I have found that a lot of people including (me!) have a tendency to ignore God’s daily encouragement, and live a life of fear.  It seems to be easier to live a life of fear then to live a life of faith and trusting the Good Lord to see us through our daily battles. Why not try and call onto Jesus to guide you with your life.  ‘This is the day that the Lord has made, and I commit this day into Your hands, I will trust that You will see me through.’

What helps me to overcome my grief doesn’t necessarily mean that it will help you.  But in each experience that we have, we can learn something about the nature of God.  And it is simple: God is constant.  He never changes.

But You are the same, And Your years will not come to an end.  Psalm 102:27

Jesus Christ is the same yesterday and today and forever.
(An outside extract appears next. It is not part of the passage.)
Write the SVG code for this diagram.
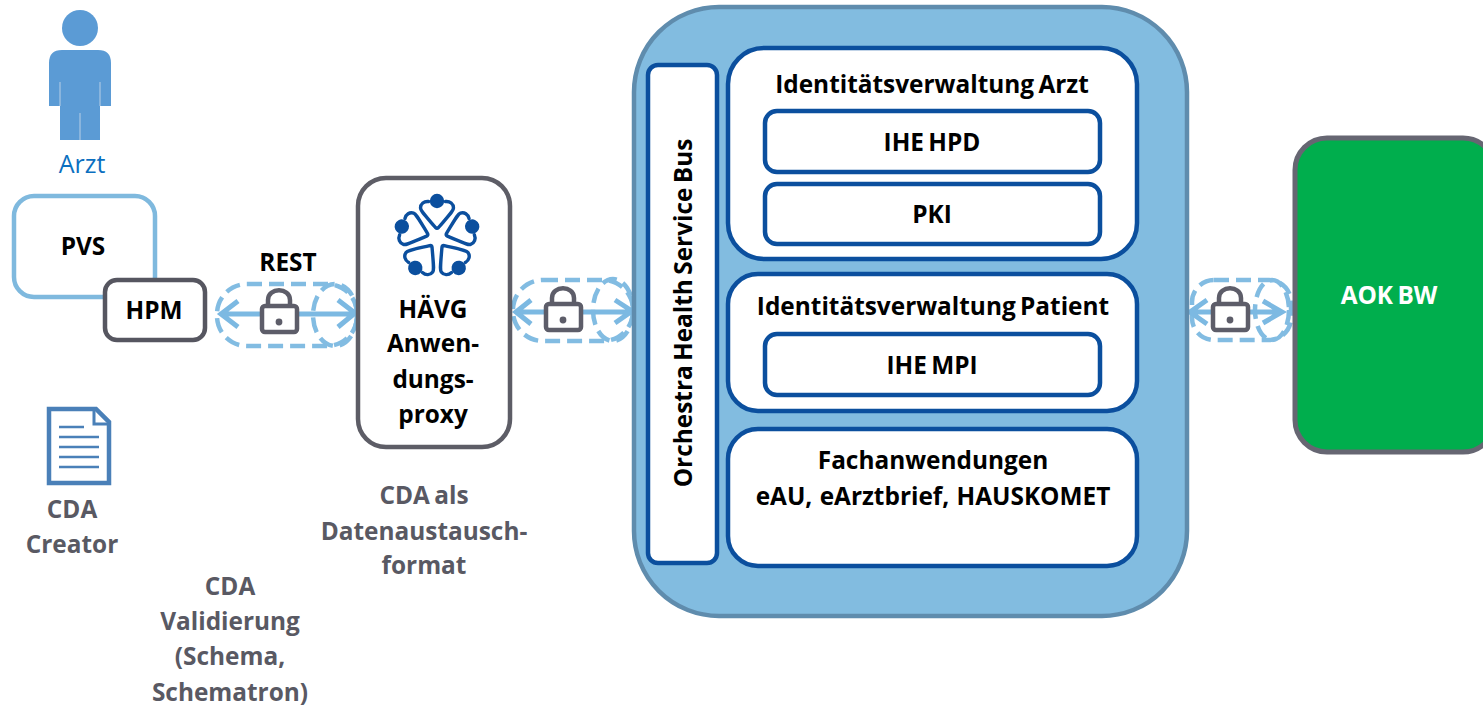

Hebrews 13:8

I have come to believe every good thing given and every perfect gift is from above, coming down from the Father of lights, with whom there is no variation or shifting shadow.  James 1.17

And that despite our sufferings that the Lord knows what is best for us, and that he will see us through the hard times.   But that he will also see us through the beautiful times.  Despite my losing Sebastian, I embarked on a beautiful journey of self-discovery, and I learnt of God’s deep love for me, forgiveness of me, and that He has a perfect plan for everything.  I just have to live by faith, and recite to myself the daily truths of what he has done for me.  The Lord I know is a compassionate God, full of love and grace.  He heals my wounds, and He guides me.   Never underestimate the power of the cross, because as you cast your cares onto the cross you will feel the Lord’s healing upon your life, and it is a truly wonderful feeling when you allow him to come into your life to lead you, because everything makes sense than.  And even the biggest mountain you have to climb is easier because God is climbing them with you.  It is harder to climb a big mountain on your own strength because you’re living in constant fear.  Live by faith.  Trust the Lord for the outcome!